Friday, April 22, 2022

The Beat And the Dance: Rock Or Roll?

"It's got a good beat and you can dance to it."

On American Bandstand, Dick Clark had a segment called “Rate-a-Record. During the segment, two audience members each ranked two records on a scale of 35 to 98, after which their two opinions were averaged by Clark, who then asked the chosen members to justify their scores. This segment gave rise to the catchphrase above.

The rock beat has been said to inspire everything from devil worship to teen rebellion to sexual behavior and violence. From its inception, rock has relied greatly upon its rhythms for mass appeal. The surging, pulsating energy of rock stems largely from the 4/4 time signature, although some rock classics have been penned in triple meter like 3/4 and 12/8. Rock tempos vary immensely, but many rockers favor a range of 100 to 140 beats per minute. 

He used to carry his guitar in a gunny sack
Go sit beneath the tree by the railroad track
Oh, the engineer would see him sittin' in the shade
Strummin' with the rhythm that the drivers made
The people passing by, they would stop and say
"Oh my, but that little country boy could play"

Go go
Go Johnny go!

Johnny B. Goode!

– “Johnny B. Goode” by Chuck Berry

The “beat” works pretty much like this:

Syncopation occurs when a rhythmic pattern that typically occurs on strong beats or strong parts of the beat occurs instead on weak beats or weak parts of the beat. Most rock songs have a mixture of syncopated and “straight” rhythms. In rock, syncopation typically involves taking a series of notes of equal durations, cutting the duration of the first note in half, and shifting the rest early by that half duration.

For example, a series of four quarter notes, all sounding on the beat, can be transformed in this way by making the first note into an eighth note, and sounding each successive quarter note on eighth note early – all on the offbeats.

Ready for some music theory? A little more technically …

This process (syncopation) can occur on any metrical level.
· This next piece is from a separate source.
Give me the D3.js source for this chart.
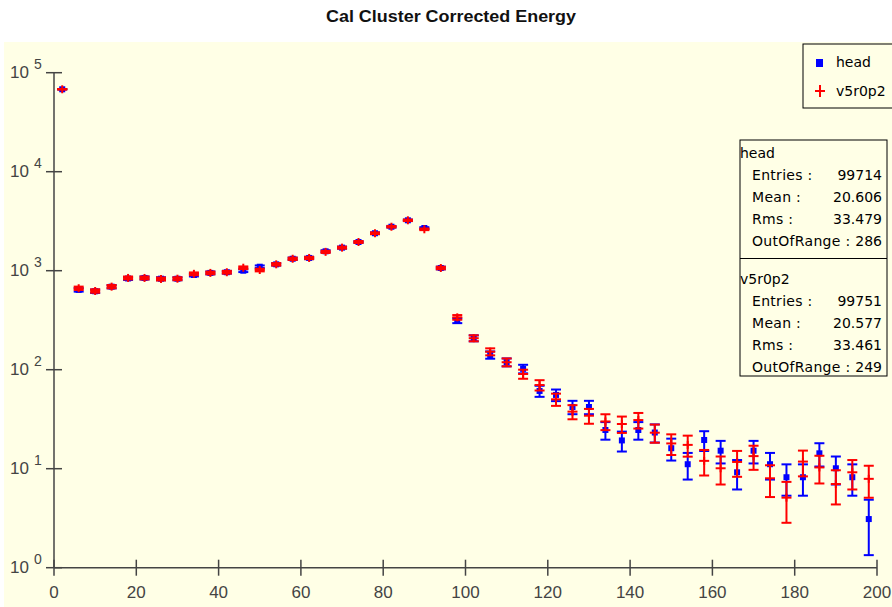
<!DOCTYPE html>
<html lang="en">
<head>
<meta charset="UTF-8">
<script src="https://cdn.jsdelivr.net/npm/d3@7"></script>
<title>Cal Cluster Corrected Energy</title>
<style>
  body { margin: 0; background: #fff; }
  svg text { font-family: "Liberation Sans", Arial, sans-serif; }
  .box text { font-family: "DejaVu Sans", sans-serif; font-size: 14px; fill: #000; }
</style>
</head>
<body>
<script>
// bin centres (bin width 4)
const binCenters = [2, 6, 10, 14, 18, 22, 26, 30, 34, 38, 42, 46, 50, 54, 58, 62, 66, 70, 74, 78,
  82, 86, 90, 94, 98, 102, 106, 110, 114, 118, 122, 126, 130, 134, 138, 142, 146, 150, 154, 158,
  162, 166, 170, 174, 178, 182, 186, 190, 194, 198];

const headCounts = [68000, 640, 620, 690, 835, 845, 830, 830, 905, 950, 965, 1000, 1097, 1160, 1320, 1345, 1570, 1710, 1950, 2390,
  2780, 3230, 2700, 1065, 313, 208, 141, 119, 102, 61, 55.6, 42, 42, 24.6, 19.3, 24.6, 23.2, 16.1, 11.1, 19.5,
  15.2, 9.2, 15.2, 11.1, 8.2, 8.2, 14.3, 10.1, 8.2, 3.1];

const v5r0p2Counts = [68000, 665, 624, 690, 845, 845, 825, 830, 930, 950, 965, 1072, 1016, 1160, 1320, 1345, 1550, 1710, 1950, 2390,
  2780, 3230, 2620, 1065, 338, 208, 152, 119, 90.5, 70, 50.2, 37.7, 34.3, 30, 28.3, 31, 23.1, 18, 17.4, 12,
  10.1, 11.7, 13.4, 8, 5.1, 11.8, 10.3, 7, 9.2, 7.9];

const xTicks = [0, 20, 40, 60, 80, 100, 120, 140, 160, 180, 200];
const yExponents = [0, 1, 2, 3, 4, 5];

const headStats = [["Entries :", "99714"], ["Mean :", "20.606"], ["Rms :", "33.479"], ["OutOfRange :", "286"]];
const v5r0p2Stats = [["Entries :", "99751"], ["Mean :", "20.577"], ["Rms :", "33.461"], ["OutOfRange :", "249"]];

const W = 892, H = 607;
const svg = d3.select("body").append("svg").attr("width", W).attr("height", H);

svg.append("rect").attr("x", 4).attr("y", 42).attr("width", W - 4).attr("height", H - 42).attr("fill", "#ffffe6");

svg.append("text").attr("x", 451).attr("y", 22).attr("text-anchor", "middle")
  .attr("font-size", 16).attr("font-weight", "bold").attr("fill", "#111")
  .attr("textLength", 250).attr("lengthAdjust", "spacingAndGlyphs")
  .text("Cal Cluster Corrected Energy");

const x = d3.scaleLinear().domain([0, 200]).range([54, 877]);
const y = d3.scaleLog().domain([1, 1e5]).range([567.7, 72.7]);

const axisCol = "#444";
// y axis
svg.append("line").attr("x1", x(0)).attr("x2", x(0)).attr("y1", y(1e5)).attr("y2", y(1))
  .attr("stroke", axisCol).attr("stroke-width", 1.5);
const yt = svg.append("g").selectAll("g").data(yExponents).join("g");
yt.append("line").attr("x1", x(0) - 8).attr("x2", x(0) + 8)
  .attr("y1", d => y(Math.pow(10, d))).attr("y2", d => y(Math.pow(10, d)))
  .attr("stroke", axisCol).attr("stroke-width", 1.5);
yt.append("text").attr("x", 10).attr("y", d => y(Math.pow(10, d)) + 5)
  .attr("font-size", 17).attr("fill", axisCol).text("10");
yt.append("text").attr("x", 34).attr("y", d => y(Math.pow(10, d)) - 4)
  .attr("font-size", 14).attr("fill", axisCol).text(d => d);

// x axis
svg.append("line").attr("x1", x(0)).attr("x2", x(200)).attr("y1", y(1)).attr("y2", y(1))
  .attr("stroke", axisCol).attr("stroke-width", 1.5);
const xt = svg.append("g").selectAll("g").data(xTicks).join("g");
xt.append("line").attr("x1", d => x(d)).attr("x2", d => x(d))
  .attr("y1", y(1) - 8).attr("y2", y(1) + 8).attr("stroke", axisCol).attr("stroke-width", 1.5);
xt.append("text").attr("x", d => x(d)).attr("y", 598).attr("text-anchor", "middle")
  .attr("font-size", 17).attr("fill", axisCol).text(d => d);

// points with Poisson error bars (sqrt N)
function drawSeries(values, color, marker) {
  const g = svg.append("g").attr("stroke", color).attr("fill", color).attr("stroke-width", 2);
  const pts = g.selectAll("g").data(binCenters.map((c, i) => ({ c, v: values[i] }))).join("g");
  const hi = d => y(d.v + Math.sqrt(d.v));
  const lo = d => y(Math.max(d.v - Math.sqrt(d.v), 1));
  pts.append("line").attr("x1", d => x(d.c)).attr("x2", d => x(d.c)).attr("y1", hi).attr("y2", lo);
  pts.append("line").attr("x1", d => x(d.c) - 5).attr("x2", d => x(d.c) + 5).attr("y1", hi).attr("y2", hi);
  pts.append("line").attr("x1", d => x(d.c) - 5).attr("x2", d => x(d.c) + 5).attr("y1", lo).attr("y2", lo);
  if (marker === "square") {
    pts.append("rect").attr("x", d => x(d.c) - 3).attr("y", d => y(d.v) - 3)
      .attr("width", 6).attr("height", 6).attr("stroke", "none");
  } else {
    pts.append("line").attr("x1", d => x(d.c) - 5).attr("x2", d => x(d.c) + 5)
      .attr("y1", d => y(d.v)).attr("y2", d => y(d.v));
    pts.append("line").attr("x1", d => x(d.c)).attr("x2", d => x(d.c))
      .attr("y1", d => y(d.v) - 4).attr("y2", d => y(d.v) + 4);
  }
}
drawSeries(headCounts, "#0000ff", "square");
drawSeries(v5r0p2Counts, "#ff0000", "plus");

// legend
const leg = svg.append("g").attr("class", "box");
leg.append("rect").attr("x", 803).attr("y", 44).attr("width", 100).attr("height", 64)
  .attr("fill", "#ffffe6").attr("stroke", "#000");
leg.append("rect").attr("x", 816).attr("y", 59).attr("width", 7).attr("height", 8).attr("fill", "#0000ff");
leg.append("text").attr("x", 836).attr("y", 67).text("head");
leg.append("line").attr("x1", 815).attr("x2", 825).attr("y1", 91).attr("y2", 91).attr("stroke", "#ff0000").attr("stroke-width", 2);
leg.append("line").attr("x1", 820).attr("x2", 820).attr("y1", 85).attr("y2", 97).attr("stroke", "#ff0000").attr("stroke-width", 2);
leg.append("text").attr("x", 836).attr("y", 96).text("v5r0p2");

// stats box
const st = svg.append("g").attr("class", "box");
st.append("rect").attr("x", 740).attr("y", 140).attr("width", 147).attr("height", 236)
  .attr("fill", "#ffffe6").attr("stroke", "#000");
st.append("line").attr("x1", 740).attr("x2", 887).attr("y1", 258.5).attr("y2", 258.5).attr("stroke", "#000");
function statBlock(name, rows, top) {
  st.append("text").attr("x", 740).attr("y", top).text(name);
  rows.forEach((r, i) => {
    st.append("text").attr("x", 752).attr("y", top + 22 * (i + 1)).attr("letter-spacing", 0.3).text(r[0]);
    st.append("text").attr("x", 882).attr("y", top + 22 * (i + 1)).attr("text-anchor", "end").text(r[1]);
  });
}
statBlock("head", headStats, 158);
statBlock("v5r0p2", v5r0p2Stats, 284);
</script>
</body>
</html>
If the duration of the series of “straight” notes is two beats, they will be syncopated by changing the first note to a single beat and shifting each other note early by a beat. If the duration of the straight note is a “beat,” the notes will be syncopated by a division (one half beat in simple meter). If the straight notes are each divisions, they will be syncopated by shifting each note by a subdivision. The unit of syncopation (the duration of the first note, and the amount of shift applied to the following notes) is always half of the duration of the straight notes. All of these syncopations are relatively common in contemporary pop/rock music.”

(“Syncopation in pop/rock music.” Open Music Theory. http://openmusictheory.com/syncopation.html.)

Is all of that straight note syncopation talk too confusing? Never fear. It all comes down to the ever-familiar beat and groove we know so well. We are all born with a predisposition for music, one that develops spontaneously and is refined by listening to music. You have the music “in you.”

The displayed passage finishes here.